Write each line of the material exactly as given, from the top through the line that contains "const yAxisTitle = 'degrees F';", and omit all pictures.
____
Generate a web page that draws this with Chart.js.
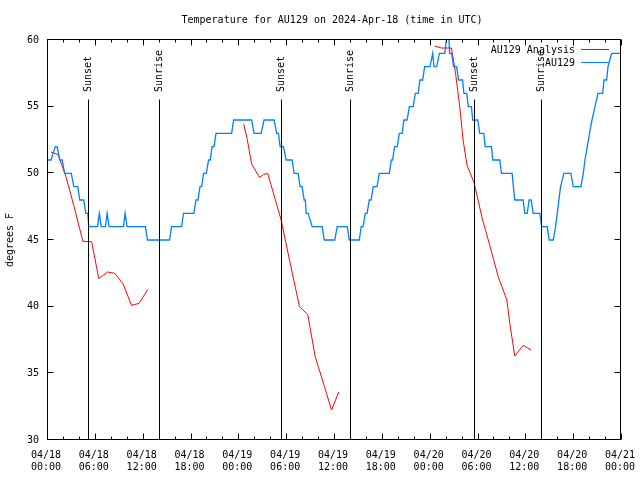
<!DOCTYPE html>
<html>
<head>
<meta charset="utf-8">
<script src="https://cdn.jsdelivr.net/npm/chart.js@4.4.1/dist/chart.umd.min.js"></script>
<style>
html,body{margin:0;padding:0;background:#fff;}
#c{display:block;}
</style>
</head>
<body>
<canvas id="c" width="640" height="480"></canvas>
<script>
// ---- data (hours since 04/18 00:00 UTC, degrees F) ----
const titleText = 'Temperature for AU129 on 2024-Apr-18 (time in UTC)';
const yAxisTitle = 'degrees F';

const blueHours = [0.0,0.5,1.04,1.26,1.6,1.9,2.22,3.05,3.36,3.86,4.11,4.61,4.86,5.12,5.24,6.32,6.57,6.79,7.33,7.54,7.79,9.59,9.8,10.05,12.35,12.6,
  15.37,15.62,16.88,17.13,18.43,18.69,18.94,19.19,19.4,19.64,19.98,20.27,20.48,20.7,20.95,21.2,23.16,23.41,25.67,25.97,26.85,27.23,28.49,
  28.81,29.03,29.24,29.66,29.99,30.75,31.0,31.5,31.75,32.0,32.26,32.4,32.51,32.76,33.26,34.52,34.77,36.1,36.4,37.66,37.91,39.17,
  39.42,39.65,39.92,40.15,40.42,40.65,40.93,41.4,41.68,42.94,43.19,43.35,43.6,43.94,44.19,44.55,44.77,45.17,45.45,45.93,46.2,46.56,
  46.78,47.12,47.37,48.04,48.38,48.54,48.88,49.22,49.89,50.1,50.2,50.35,50.5,50.76,51.0,51.38,51.63,52.13,52.3,52.65,52.84,53.24,
  53.4,54.03,54.28,54.79,54.97,55.75,55.92,56.8,57.01,58.34,58.5,58.68,59.72,59.94,60.23,60.48,60.73,60.98,61.82,62.04,62.74,62.99,
  63.5,63.8,64.0,64.21,64.42,64.84,65.72,66.01,66.98,67.27,67.48,67.77,68.05,68.36,68.74,69.11,69.7,69.87,70.2,70.37,70.83,71.88];
const blueTemps = [51,51,52,52,51,51,50,50,49,49,48,48,47,47,46,46,47,46,46,47,46,46,47,46,46,45,
  45,46,46,47,47,48,48,49,49,50,50,51,51,52,52,53,53,54,54,53,53,54,54,
  53,53,52,52,51,51,50,50,49,49,48,48,47,47,46,46,45,45,46,46,45,45,
  46,46,47,47,48,48,49,49,50,50,51,51,52,52,53,53,54,54,55,55,56,56,
  57,57,58,58,59,58,58,59,59,60,61,61,59,59,58,58,57,57,56,56,55,55,
  54,54,53,53,52,52,51,51,50,50,49,48,48,47,47,48,48,47,47,46,46,45,
  45,46,47,48,49,50,50,49,49,50,51,52,53,54,55,56,56,57,57,58,59,59];

const redHours = [0.5,1.0,1.4,2.4,3.4,4.5,5.6,6.5,7.6,8.5,9.55,10.6,11.56,12.65, 18,
  24.67,25.1,25.67,26.64,27.14,27.68,29.37,30.4,31.67,32.71,33.64,34.81,35.69,36.6, 42,
  48.63,49.47,50.73,51.25,51.77,52.19,52.69,53.57,54.6,55.7,56.6,57.68,58.05,58.68,59.73,60.73];
const redTemps = [51.6,51.5,51.4,49.7,47.5,44.9,44.87,42.1,42.6,42.5,41.7,40.1,40.25,41.3, null,
  53.7,52.6,50.7,49.7,49.9,50.0,46.5,43.55,40.0,39.4,36.25,34.0,32.25,33.6, null,
  59.55,59.4,59.4,57.5,55.0,52.5,50.6,49.3,46.6,44.25,42.25,40.5,38.75,36.3,37.1,36.75];

const eventHours = [5.19,13.99,29.32,37.99,53.57,61.95];
const eventLabels = ['Sunset','Sunrise','Sunset','Sunrise','Sunset','Sunrise'];

const xTickHours = [0,6,12,18,24,30,36,42,48,54,60,66,72];
const dateLabels = ['04/18','04/18','04/18','04/18','04/19','04/19','04/19','04/19','04/20','04/20','04/20','04/20','04/21'];
const timeLabels = ['00:00','06:00','12:00','18:00','00:00','06:00','12:00','18:00','00:00','06:00','12:00','18:00','00:00'];

const seriesNames = ['AU129 Analysis','AU129'];
const seriesColors = ['#ff0000','#0080ff'];

// ---- build ----
const FONT = '"DejaVu Sans Mono", "Liberation Mono", monospace';
const redData = redHours.map((h,i)=>({x:h,y:redTemps[i]}));
const blueData = blueHours.map((h,i)=>({x:h,y:blueTemps[i]}));

const overlay = {
  id: 'overlay',
  afterDatasetsDraw(chart) {
    const {ctx, chartArea:a, scales:{x,y}} = chart;
    ctx.save();
    ctx.strokeStyle = '#000';
    ctx.lineWidth = 1;
    ctx.fillStyle = '#000';
    ctx.font = '10px ' + FONT;
    // event lines
    eventHours.forEach((h,i)=>{
      const px = Math.round(x.getPixelForValue(h)) + 0.5;
      ctx.beginPath();
      ctx.moveTo(px, a.top + 59.5);
      ctx.lineTo(px, a.bottom);
      ctx.stroke();
      ctx.save();
      ctx.translate(px, a.top + 52);
      ctx.rotate(-Math.PI/2);
      ctx.textAlign = 'left';
      ctx.textBaseline = 'middle';
      ctx.fillText(eventLabels[i], 0, 0);
      ctx.restore();
    });
    // frame
    const L = a.left + 0.5, R = a.right - 0.5, T = a.top - 0.5, B = a.bottom - 0.5;
    ctx.strokeRect(L, T, R - L, B - T);
    // x ticks (inward, mirrored)
    for (let h = 0; h <= 72; h += 2) {
      const px = Math.round(x.getPixelForValue(h)) + 0.5;
      const len = (h % 6 === 0) ? 6 : 3;
      ctx.beginPath();
      ctx.moveTo(px, B); ctx.lineTo(px, B - len);
      ctx.moveTo(px, T); ctx.lineTo(px, T + len);
      ctx.stroke();
    }
    // y ticks
    for (let v = 30; v <= 60; v += 5) {
      const py = Math.round(y.getPixelForValue(v)) - 0.5;
      ctx.beginPath();
      ctx.moveTo(L, py); ctx.lineTo(L + 6, py);
      ctx.moveTo(R, py); ctx.lineTo(R - 6, py);
      ctx.stroke();
    }
    // legend
    ctx.textAlign = 'right';
    ctx.textBaseline = 'middle';
    seriesNames.forEach((n,i)=>{
      const ty = a.top + 10 + i*13;
      ctx.fillStyle = '#000';
      ctx.fillText(n, a.right - 46, ty);
      ctx.strokeStyle = seriesColors[i];
      ctx.beginPath();
      ctx.moveTo(a.right - 40, ty - 0.5);
      ctx.lineTo(a.right - 12, ty - 0.5);
      ctx.stroke();
    });
    // title
    ctx.fillStyle = '#000';
    ctx.textAlign = 'center';
    ctx.textBaseline = 'middle';
    ctx.fillText(titleText, (a.left + a.right)/2 - 2, 20);
    // y axis title
    ctx.save();
    ctx.translate(10, (a.top + a.bottom)/2);
    ctx.rotate(-Math.PI/2);
    ctx.fillText(yAxisTitle, 0, 0);
    ctx.restore();
    ctx.restore();
  }
};

new Chart(document.getElementById('c'), {
  type: 'line',
  data: {
    datasets: [
      { label: seriesNames[1], data: blueData, borderColor: seriesColors[1], borderWidth: 1.3, pointRadius: 0, tension: 0, fill: false },
      { label: seriesNames[0], data: redData, borderColor: seriesColors[0], borderWidth: 1, pointRadius: 0, tension: 0, fill: false, spanGaps: false }
    ]
  },
  options: {
    responsive: false,
    animation: false,
    devicePixelRatio: 1,
    layout: { padding: { top: 40, right: 19, left: 0, bottom: 0 } },
    plugins: { legend: { display: false }, title: { display: false }, tooltip: { enabled: false } },
    scales: {
      x: {
        type: 'linear', min: 0, max: 72,
        afterBuildTicks: s => { s.ticks = xTickHours.map(v => ({ value: v })); },
        grid: { display: false, drawTicks: false, tickLength: 0 },
        border: { display: false },
        ticks: {
          autoSkip: false, maxRotation: 0, minRotation: 0, padding: 9, labelOffset: -1,
          color: '#000', font: { family: FONT, size: 10, lineHeight: 1.24 },
          callback: (v, i) => [dateLabels[i], timeLabels[i]]
        },
        afterFit: s => { s.height = 40; s.paddingLeft = 0; s.paddingRight = 0; }
      },
      y: {
        min: 30, max: 60,
        grid: { display: false, drawTicks: false, tickLength: 0 },
        border: { display: false },
        ticks: { stepSize: 5, padding: 8, color: '#000', font: { family: FONT, size: 10 } },
        afterFit: s => { s.width = 47; s.paddingTop = 0; s.paddingBottom = 0; }
      }
    }
  },
  plugins: [overlay]
});
</script>
</body>
</html>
____
■ Exercise solution
Generate a web page that draws this with Chart.js.
<!DOCTYPE html>
<html>
<head>
<meta charset="utf-8">
<script src="https://cdn.jsdelivr.net/npm/chart.js@4.4.1/dist/chart.umd.min.js"></script>
<style>
html,body{margin:0;padding:0;background:#fff;}
#c{display:block;}
</style>
</head>
<body>
<canvas id="c" width="640" height="480"></canvas>
<script>
// ---- data (hours since 04/18 00:00 UTC, degrees F) ----
const titleText = 'Temperature for AU129 on 2024-Apr-18 (time in UTC)';
const yAxisTitle = 'degrees F';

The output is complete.